The Austin City Council initially passed the ordinance in February, which was the first ordinance passed in Texas to require employers to offer eight days of earned sick leave for a year of work, or six days for employees of businesses with fewer than 15 employees. The ordinance was originally scheduled to take effect October 1, 2018 but was temporarily blocked after the National Federation of Independent Business and other business groups filed suit. The Austin Chamber of Commerce estimated that the ordinance would cost businesses operating in Austin $140 million annually.

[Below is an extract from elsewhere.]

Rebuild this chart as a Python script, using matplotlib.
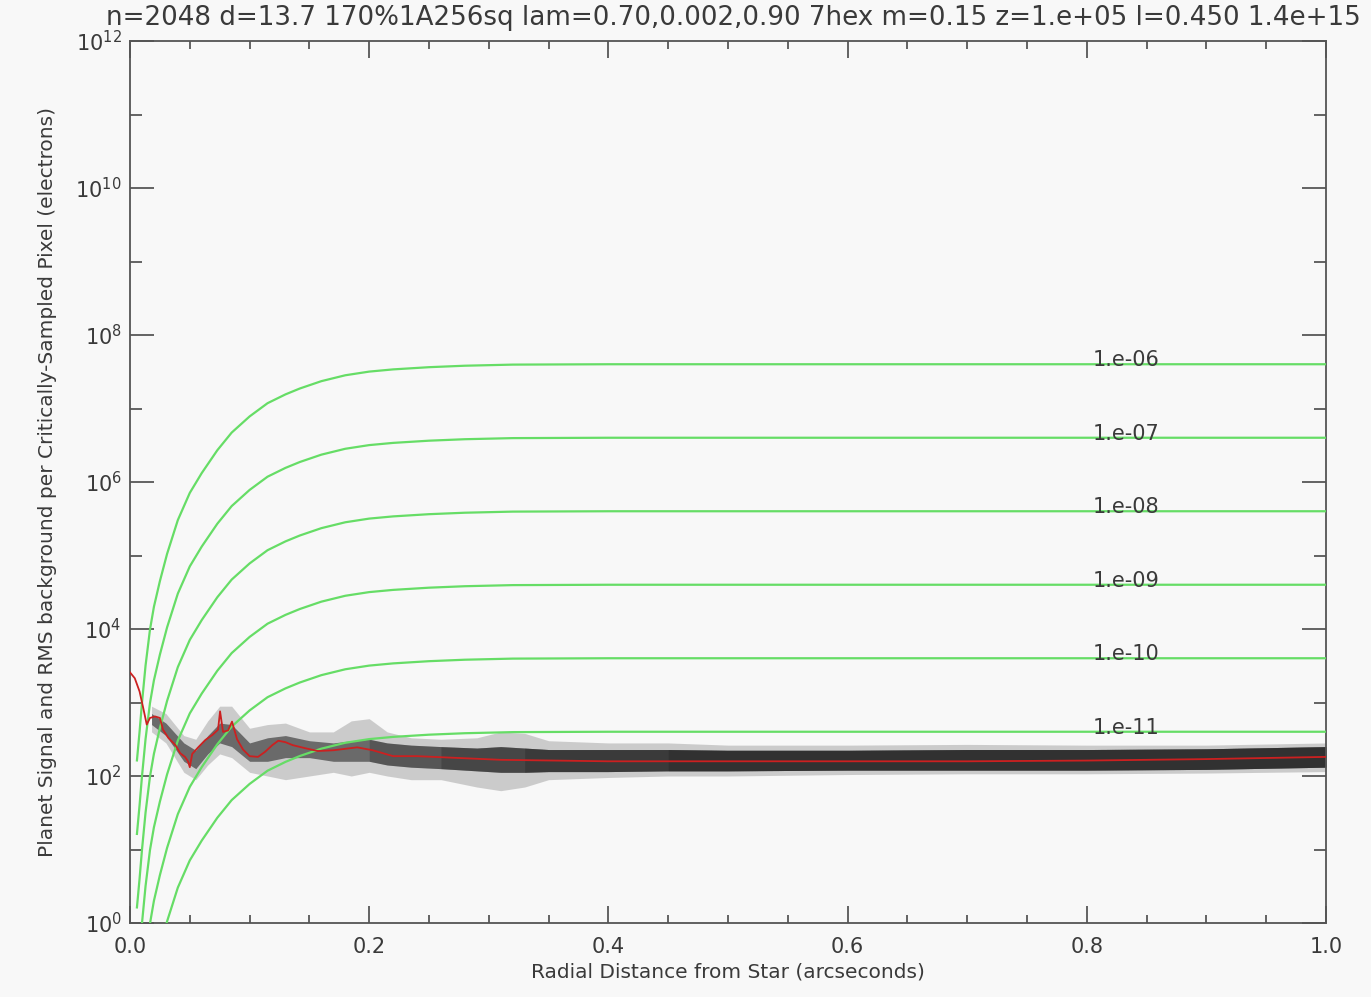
import numpy as np
import matplotlib
matplotlib.use("Agg")
import matplotlib.pyplot as plt

# ---------------- data ----------------
title_text = "n=2048 d=13.7 170%1A256sq lam=0.70,0.002,0.90 7hex m=0.15 z=1.e+05 l=0.450 1.4e+15"

contrasts = ["1.e-06", "1.e-07", "1.e-08", "1.e-09", "1.e-10", "1.e-11"]
plateau_levels = [4.0e7, 4.0e6, 4.0e5, 4.0e4, 4.0e3, 4.0e2]

# throughput profile: log10 offset below plateau vs. radius (arcsec)
profile_x = [0.0058, 0.008, 0.010, 0.013, 0.0167, 0.020, 0.025, 0.031, 0.040,
             0.050, 0.060, 0.073, 0.085, 0.100, 0.115, 0.130, 0.142, 0.160,
             0.180, 0.200, 0.220, 0.250, 0.280, 0.320, 0.400, 1.000]
profile_dex = [-5.39, -5.00, -4.61, -4.10, -3.61, -3.30, -2.95, -2.58, -2.12,
               -1.75, -1.48, -1.17, -0.93, -0.71, -0.53, -0.41, -0.33, -0.23,
               -0.15, -0.10, -0.07, -0.04, -0.02, -0.005, 0.0, 0.0]

# RMS background cloud (log10 electrons)
cloud_x = [0.018, 0.030, 0.045, 0.055, 0.065, 0.075, 0.085, 0.100, 0.115, 0.130,
           0.150, 0.170, 0.185, 0.200, 0.215, 0.235, 0.260, 0.290, 0.310, 0.330,
           0.350, 0.400, 0.450, 0.500, 0.600, 0.700, 0.800, 0.900, 1.000]
cloud_outer_hi = [2.95, 2.85, 2.55, 2.50, 2.75, 2.95, 2.95, 2.65, 2.70, 2.72,
                  2.60, 2.60, 2.75, 2.78, 2.60, 2.52, 2.50, 2.52, 2.60, 2.58,
                  2.48, 2.45, 2.45, 2.42, 2.42, 2.43, 2.42, 2.42, 2.45]
cloud_outer_lo = [2.60, 2.45, 2.05, 1.95, 2.15, 2.30, 2.25, 2.05, 2.00, 1.95,
                  2.00, 2.05, 2.00, 2.05, 2.00, 1.95, 1.95, 1.85, 1.80, 1.85,
                  1.95, 1.98, 2.00, 2.00, 2.02, 2.03, 2.03, 2.04, 2.06]
cloud_core_hi = [2.85, 2.72, 2.45, 2.35, 2.55, 2.72, 2.70, 2.45, 2.52, 2.55,
                 2.48, 2.45, 2.48, 2.50, 2.45, 2.42, 2.40, 2.38, 2.40, 2.38,
                 2.36, 2.36, 2.36, 2.35, 2.35, 2.36, 2.36, 2.37, 2.40]
cloud_core_lo = [2.70, 2.55, 2.20, 2.10, 2.30, 2.45, 2.40, 2.20, 2.20, 2.25,
                 2.25, 2.20, 2.20, 2.20, 2.15, 2.12, 2.10, 2.07, 2.05, 2.05,
                 2.06, 2.06, 2.07, 2.07, 2.08, 2.08, 2.08, 2.09, 2.12]

# median background (red line), log10 electrons
median_x = [0.0, 0.004, 0.008, 0.011, 0.014, 0.0167, 0.021, 0.025, 0.0276, 0.032,
            0.038, 0.042, 0.046, 0.0485, 0.050, 0.052, 0.057, 0.063, 0.069, 0.0736,
            0.0753, 0.0778, 0.082, 0.0853, 0.0895, 0.0945, 0.100, 0.107, 0.113, 0.119,
            0.124, 0.130, 0.136, 0.146, 0.157, 0.170, 0.190, 0.203, 0.220, 0.240,
            0.268, 0.310, 0.400, 0.500, 0.600, 0.700, 0.800, 0.900, 1.000]
median_dex = [3.41, 3.33, 3.15, 2.93, 2.70, 2.79, 2.81, 2.79, 2.63, 2.52,
              2.42, 2.31, 2.26, 2.20, 2.12, 2.30, 2.39, 2.49, 2.56, 2.63,
              2.88, 2.60, 2.62, 2.74, 2.50, 2.36, 2.27, 2.26, 2.33, 2.42,
              2.48, 2.46, 2.42, 2.38, 2.34, 2.35, 2.39, 2.35, 2.27, 2.27,
              2.25, 2.22, 2.20, 2.20, 2.20, 2.20, 2.21, 2.23, 2.26]

x_major = [0.0, 0.2, 0.4, 0.6, 0.8, 1.0]
y_major = [1e0, 1e2, 1e4, 1e6, 1e8, 1e10, 1e12]
y_minor = [1e1, 1e3, 1e5, 1e7, 1e9, 1e11]

# ---------------- figure ----------------
W, H = 1371, 997
bg = "#f8f8f8"
ink = "#3a3a3a"
fig = plt.figure(figsize=(W / 100, H / 100), dpi=100, facecolor=bg)
ax = fig.add_axes([130 / W, 1 - 923 / H, (1326 - 130) / W, (923 - 41) / H])
ax.set_facecolor(bg)
ax.set_yscale("log")
ax.set_xlim(0, 1.0)
ax.set_ylim(1e0, 1e12)

# background cloud: sparse outer envelope and a core that gets denser with radius
cx = np.array(cloud_x)
ax.fill_between(cx, 10 ** np.array(cloud_outer_lo), 10 ** np.array(cloud_outer_hi),
                color="#666666", alpha=0.30, lw=0, zorder=2)
core_lo = 10 ** np.array(cloud_core_lo)
core_hi = 10 ** np.array(cloud_core_hi)
ax.fill_between(cx, core_lo, core_hi, color="#1a1a1a", alpha=0.55, lw=0, zorder=2)
for start in (13, 16, 19, 22):  # successive extra density layers (x >= 0.2, 0.26, 0.35, 0.5)
    ax.fill_between(cx[start:], core_lo[start:], core_hi[start:],
                    color="#111111", alpha=0.22, lw=0, zorder=2)

# planet signal curves
px = np.array(profile_x)
pdex = np.array(profile_dex)
for lab, lev in zip(contrasts, plateau_levels):
    ax.plot(px, lev * 10 ** pdex, color="#66dd66", lw=1.6, zorder=3)
    ax.annotate(lab, xy=(0.805, lev), xytext=(0, -1.5), textcoords="offset points",
                ha="left", va="baseline", fontsize=15, color=ink, zorder=4)

# median background
ax.plot(median_x, 10 ** np.array(median_dex), color="#cc2020", lw=1.3, zorder=4)

# ticks
ax.set_xticks(x_major)
ax.set_xticks(np.arange(0, 1.0001, 0.05), minor=True)
ax.set_xticklabels([f"{v:.1f}" for v in x_major])
ax.set_yticks(y_major)
ax.set_yticks(y_minor, minor=True)
ax.set_yticklabels([r"$10^{%d}$" % int(np.log10(v)) for v in y_major])
ax.yaxis.set_minor_formatter(matplotlib.ticker.NullFormatter())

ax.tick_params(axis="both", which="both", direction="in", top=True, right=True,
               colors=ink, labelcolor=ink, width=1.1, labelsize=15)
ax.tick_params(axis="x", which="major", length=12.5, pad=10)
ax.tick_params(axis="x", which="minor", length=6)
ax.tick_params(axis="y", which="major", length=17, pad=6)
ax.tick_params(axis="y", which="minor", length=8.5)
for s in ax.spines.values():
    s.set_color("#555555")
    s.set_linewidth(1.3)

ax.set_xlabel("Radial Distance from Star (arcseconds)", fontsize=14.5, color=ink)
ax.xaxis.set_label_coords(0.5, (923 - 962) / 882)
ax.set_ylabel("Planet Signal and RMS background per Critically-Sampled Pixel (electrons)",
              fontsize=14.5, color=ink)
ax.yaxis.set_label_coords((57 - 130) / 1196, 0.5)

fig.text(733 / W, 1 - 18 / H, title_text, ha="center", va="center",
         fontsize=18.8, color=ink)

fig.savefig("out.png", dpi=100, facecolor=bg)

The 3rd Court of Appeals panel determined that the ordinance violated the Texas Minimum Wage Act, which prohibits cities from setting or regulating employee wages, because “the effective result is that employees who take sick leave are paid the same wage for fewer hours worked.” The court was not persuaded by the city’s argument that wages involve compensation for services and do not include benefits, such as paid vacation time or paid sick leave.

Welter Insight

The debate over Austin’s paid sick leave ordinance will continue with the remand to district court. Additionally, business advocacy groups will likely challenge similar ordinances in San Antonio and legislation will be considered in the upcoming Texas Legislative session that could prohibit cities from implementing ordinances required employers to provide paid sick leave. Employers should stay informed of evolving local, state, and federal law regarding wage requirements and paid sick leave to ensure compliance.